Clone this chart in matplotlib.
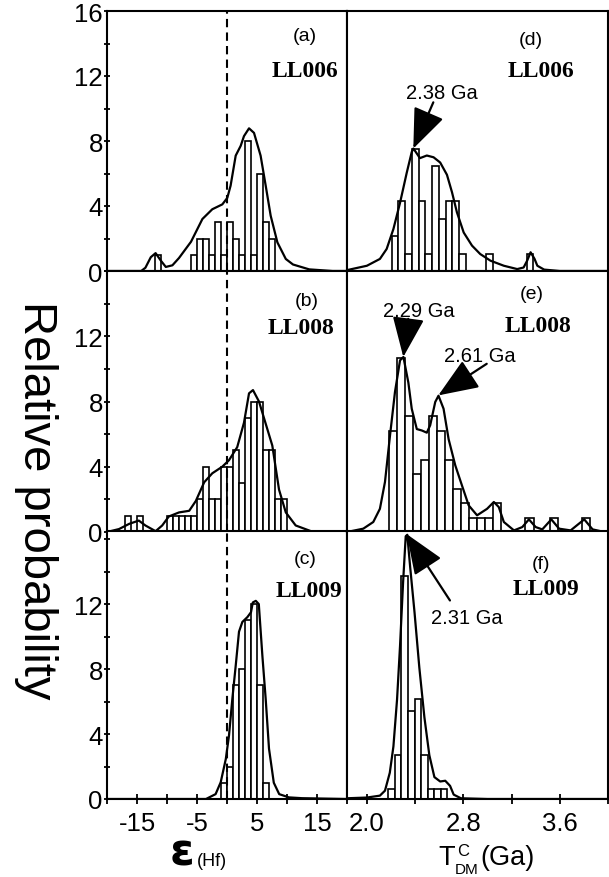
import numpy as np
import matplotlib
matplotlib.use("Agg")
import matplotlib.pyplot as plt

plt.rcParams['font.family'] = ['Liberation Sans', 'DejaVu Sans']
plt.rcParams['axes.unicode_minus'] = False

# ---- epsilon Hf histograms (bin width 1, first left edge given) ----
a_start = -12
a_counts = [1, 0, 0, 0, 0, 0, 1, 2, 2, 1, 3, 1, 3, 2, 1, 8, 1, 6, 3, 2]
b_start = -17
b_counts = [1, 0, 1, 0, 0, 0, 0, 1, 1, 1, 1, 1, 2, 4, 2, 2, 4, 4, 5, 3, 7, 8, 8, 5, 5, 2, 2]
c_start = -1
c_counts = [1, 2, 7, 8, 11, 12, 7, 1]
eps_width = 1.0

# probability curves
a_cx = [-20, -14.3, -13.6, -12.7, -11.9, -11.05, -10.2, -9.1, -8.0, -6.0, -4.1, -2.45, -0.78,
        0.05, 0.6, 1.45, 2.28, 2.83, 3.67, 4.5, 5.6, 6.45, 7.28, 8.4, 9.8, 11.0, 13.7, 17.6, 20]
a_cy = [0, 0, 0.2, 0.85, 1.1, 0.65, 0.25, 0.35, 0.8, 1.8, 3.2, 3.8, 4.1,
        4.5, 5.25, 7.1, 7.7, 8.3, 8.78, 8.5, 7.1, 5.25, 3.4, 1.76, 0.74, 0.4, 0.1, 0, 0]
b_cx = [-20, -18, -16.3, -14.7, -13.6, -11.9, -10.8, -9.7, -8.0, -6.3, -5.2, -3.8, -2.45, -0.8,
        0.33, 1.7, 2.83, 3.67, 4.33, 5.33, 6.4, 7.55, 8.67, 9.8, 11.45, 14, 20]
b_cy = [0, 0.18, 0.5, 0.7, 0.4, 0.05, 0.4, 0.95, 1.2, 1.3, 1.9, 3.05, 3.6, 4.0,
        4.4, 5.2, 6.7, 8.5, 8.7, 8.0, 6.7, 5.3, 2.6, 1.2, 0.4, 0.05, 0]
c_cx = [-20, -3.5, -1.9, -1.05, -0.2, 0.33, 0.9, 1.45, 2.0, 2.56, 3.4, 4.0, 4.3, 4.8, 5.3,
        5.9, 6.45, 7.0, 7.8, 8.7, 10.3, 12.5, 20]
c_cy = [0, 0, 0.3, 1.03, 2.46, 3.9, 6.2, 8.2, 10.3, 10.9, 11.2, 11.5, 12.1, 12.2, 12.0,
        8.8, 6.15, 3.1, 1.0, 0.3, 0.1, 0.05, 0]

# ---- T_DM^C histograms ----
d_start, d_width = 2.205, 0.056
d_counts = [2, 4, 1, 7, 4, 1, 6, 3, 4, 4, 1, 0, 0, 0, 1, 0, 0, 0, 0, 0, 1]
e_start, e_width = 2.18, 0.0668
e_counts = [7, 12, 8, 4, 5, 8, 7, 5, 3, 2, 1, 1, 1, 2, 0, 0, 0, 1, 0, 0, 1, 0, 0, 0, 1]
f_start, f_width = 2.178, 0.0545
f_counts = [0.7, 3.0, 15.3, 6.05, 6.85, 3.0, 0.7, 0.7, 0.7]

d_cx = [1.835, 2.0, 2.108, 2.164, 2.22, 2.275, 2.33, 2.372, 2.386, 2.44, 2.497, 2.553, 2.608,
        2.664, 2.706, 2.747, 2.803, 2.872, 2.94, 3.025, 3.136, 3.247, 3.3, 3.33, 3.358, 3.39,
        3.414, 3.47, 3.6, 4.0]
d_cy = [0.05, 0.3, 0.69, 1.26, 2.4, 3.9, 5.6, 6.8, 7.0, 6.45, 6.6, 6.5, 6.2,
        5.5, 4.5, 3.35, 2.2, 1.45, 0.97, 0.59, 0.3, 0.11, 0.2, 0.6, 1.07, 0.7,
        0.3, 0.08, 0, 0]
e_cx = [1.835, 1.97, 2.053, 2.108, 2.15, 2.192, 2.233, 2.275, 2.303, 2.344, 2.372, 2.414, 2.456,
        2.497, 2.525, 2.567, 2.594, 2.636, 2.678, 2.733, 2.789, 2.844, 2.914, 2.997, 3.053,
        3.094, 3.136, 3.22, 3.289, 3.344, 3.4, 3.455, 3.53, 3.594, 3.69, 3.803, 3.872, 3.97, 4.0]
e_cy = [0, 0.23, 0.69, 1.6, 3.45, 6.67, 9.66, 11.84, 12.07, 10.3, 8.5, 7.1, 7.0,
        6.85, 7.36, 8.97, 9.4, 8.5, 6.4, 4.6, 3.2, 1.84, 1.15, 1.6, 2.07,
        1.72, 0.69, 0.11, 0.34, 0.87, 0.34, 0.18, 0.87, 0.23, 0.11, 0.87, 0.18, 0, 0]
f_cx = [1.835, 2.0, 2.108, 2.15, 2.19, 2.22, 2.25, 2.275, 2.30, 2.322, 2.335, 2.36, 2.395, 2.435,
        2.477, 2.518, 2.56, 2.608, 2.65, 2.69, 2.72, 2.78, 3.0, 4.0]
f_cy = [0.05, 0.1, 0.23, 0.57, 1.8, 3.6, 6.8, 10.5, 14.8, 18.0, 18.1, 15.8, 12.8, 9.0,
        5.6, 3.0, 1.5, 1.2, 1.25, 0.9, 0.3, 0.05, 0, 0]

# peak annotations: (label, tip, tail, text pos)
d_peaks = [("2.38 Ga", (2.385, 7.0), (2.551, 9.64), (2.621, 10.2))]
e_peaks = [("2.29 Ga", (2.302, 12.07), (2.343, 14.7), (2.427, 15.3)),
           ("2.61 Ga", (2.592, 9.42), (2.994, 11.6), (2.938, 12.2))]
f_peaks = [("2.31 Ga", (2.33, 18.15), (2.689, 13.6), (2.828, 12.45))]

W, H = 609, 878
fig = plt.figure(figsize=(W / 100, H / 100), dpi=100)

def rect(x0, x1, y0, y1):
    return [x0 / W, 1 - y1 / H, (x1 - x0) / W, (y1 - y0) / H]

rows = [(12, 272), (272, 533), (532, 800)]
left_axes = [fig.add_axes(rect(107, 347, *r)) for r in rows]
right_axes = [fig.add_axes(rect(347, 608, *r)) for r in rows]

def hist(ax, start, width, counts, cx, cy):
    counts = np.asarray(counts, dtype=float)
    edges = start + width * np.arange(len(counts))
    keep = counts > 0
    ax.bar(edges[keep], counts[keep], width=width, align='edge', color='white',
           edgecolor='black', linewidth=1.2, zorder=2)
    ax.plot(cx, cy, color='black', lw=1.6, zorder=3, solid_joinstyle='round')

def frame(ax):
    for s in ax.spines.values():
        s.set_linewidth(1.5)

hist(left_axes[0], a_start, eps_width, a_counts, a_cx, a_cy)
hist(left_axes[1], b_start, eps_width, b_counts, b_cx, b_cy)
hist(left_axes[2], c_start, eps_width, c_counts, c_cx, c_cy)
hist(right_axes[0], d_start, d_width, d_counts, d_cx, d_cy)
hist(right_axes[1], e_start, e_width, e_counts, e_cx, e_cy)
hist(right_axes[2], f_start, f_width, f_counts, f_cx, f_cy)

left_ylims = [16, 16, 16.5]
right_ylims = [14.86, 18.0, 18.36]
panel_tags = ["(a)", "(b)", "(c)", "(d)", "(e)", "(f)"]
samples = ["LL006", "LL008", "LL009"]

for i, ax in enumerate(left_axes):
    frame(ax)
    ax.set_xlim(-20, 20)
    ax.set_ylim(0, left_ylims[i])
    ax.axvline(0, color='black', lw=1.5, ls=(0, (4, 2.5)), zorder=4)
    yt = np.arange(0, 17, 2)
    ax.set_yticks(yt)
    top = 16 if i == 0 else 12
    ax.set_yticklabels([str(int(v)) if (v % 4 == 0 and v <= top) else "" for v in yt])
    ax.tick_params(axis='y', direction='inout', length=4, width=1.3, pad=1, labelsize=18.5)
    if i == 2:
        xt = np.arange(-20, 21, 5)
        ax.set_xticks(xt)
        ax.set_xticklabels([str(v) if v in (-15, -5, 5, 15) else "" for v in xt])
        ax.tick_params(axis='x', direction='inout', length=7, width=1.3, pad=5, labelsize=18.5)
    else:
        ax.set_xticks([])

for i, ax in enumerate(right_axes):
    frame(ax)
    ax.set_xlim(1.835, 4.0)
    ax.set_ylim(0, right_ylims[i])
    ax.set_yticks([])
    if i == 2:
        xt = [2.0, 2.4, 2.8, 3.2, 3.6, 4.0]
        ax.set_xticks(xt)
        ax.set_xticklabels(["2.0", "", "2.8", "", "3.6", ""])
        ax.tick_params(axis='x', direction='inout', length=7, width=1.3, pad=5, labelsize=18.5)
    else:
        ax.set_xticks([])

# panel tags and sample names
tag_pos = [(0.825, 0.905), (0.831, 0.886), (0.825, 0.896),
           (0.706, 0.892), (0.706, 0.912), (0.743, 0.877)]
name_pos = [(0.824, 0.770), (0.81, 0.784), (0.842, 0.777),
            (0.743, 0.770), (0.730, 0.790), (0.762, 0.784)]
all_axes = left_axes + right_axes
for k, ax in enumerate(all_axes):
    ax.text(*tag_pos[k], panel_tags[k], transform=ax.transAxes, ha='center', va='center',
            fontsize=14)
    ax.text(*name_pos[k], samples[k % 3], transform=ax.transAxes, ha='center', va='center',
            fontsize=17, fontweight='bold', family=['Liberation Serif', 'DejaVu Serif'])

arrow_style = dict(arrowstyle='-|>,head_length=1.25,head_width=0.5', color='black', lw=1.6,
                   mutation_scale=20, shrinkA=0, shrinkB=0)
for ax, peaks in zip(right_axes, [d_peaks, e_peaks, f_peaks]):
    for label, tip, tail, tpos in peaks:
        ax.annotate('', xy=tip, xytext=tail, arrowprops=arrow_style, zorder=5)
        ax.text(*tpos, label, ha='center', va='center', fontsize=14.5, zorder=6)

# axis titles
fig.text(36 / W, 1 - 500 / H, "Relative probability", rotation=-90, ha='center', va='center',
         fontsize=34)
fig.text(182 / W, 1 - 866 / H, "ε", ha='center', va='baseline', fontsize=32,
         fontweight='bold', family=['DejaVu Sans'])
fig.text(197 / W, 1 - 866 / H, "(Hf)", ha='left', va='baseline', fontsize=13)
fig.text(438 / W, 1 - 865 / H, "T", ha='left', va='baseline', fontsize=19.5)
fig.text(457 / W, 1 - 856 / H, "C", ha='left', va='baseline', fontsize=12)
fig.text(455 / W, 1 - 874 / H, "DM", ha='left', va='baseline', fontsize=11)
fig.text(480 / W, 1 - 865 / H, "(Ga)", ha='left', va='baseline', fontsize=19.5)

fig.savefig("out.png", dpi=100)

_ _ _

Exercise objective
Write out again exactly the lines from the start of the data above through the line containing "eps_width = 1.0", inclusive, excluding any pictures.

Solution to the problem
Clone this chart in matplotlib.
import numpy as np
import matplotlib
matplotlib.use("Agg")
import matplotlib.pyplot as plt

plt.rcParams['font.family'] = ['Liberation Sans', 'DejaVu Sans']
plt.rcParams['axes.unicode_minus'] = False

# ---- epsilon Hf histograms (bin width 1, first left edge given) ----
a_start = -12
a_counts = [1, 0, 0, 0, 0, 0, 1, 2, 2, 1, 3, 1, 3, 2, 1, 8, 1, 6, 3, 2]
b_start = -17
b_counts = [1, 0, 1, 0, 0, 0, 0, 1, 1, 1, 1, 1, 2, 4, 2, 2, 4, 4, 5, 3, 7, 8, 8, 5, 5, 2, 2]
c_start = -1
c_counts = [1, 2, 7, 8, 11, 12, 7, 1]
eps_width = 1.0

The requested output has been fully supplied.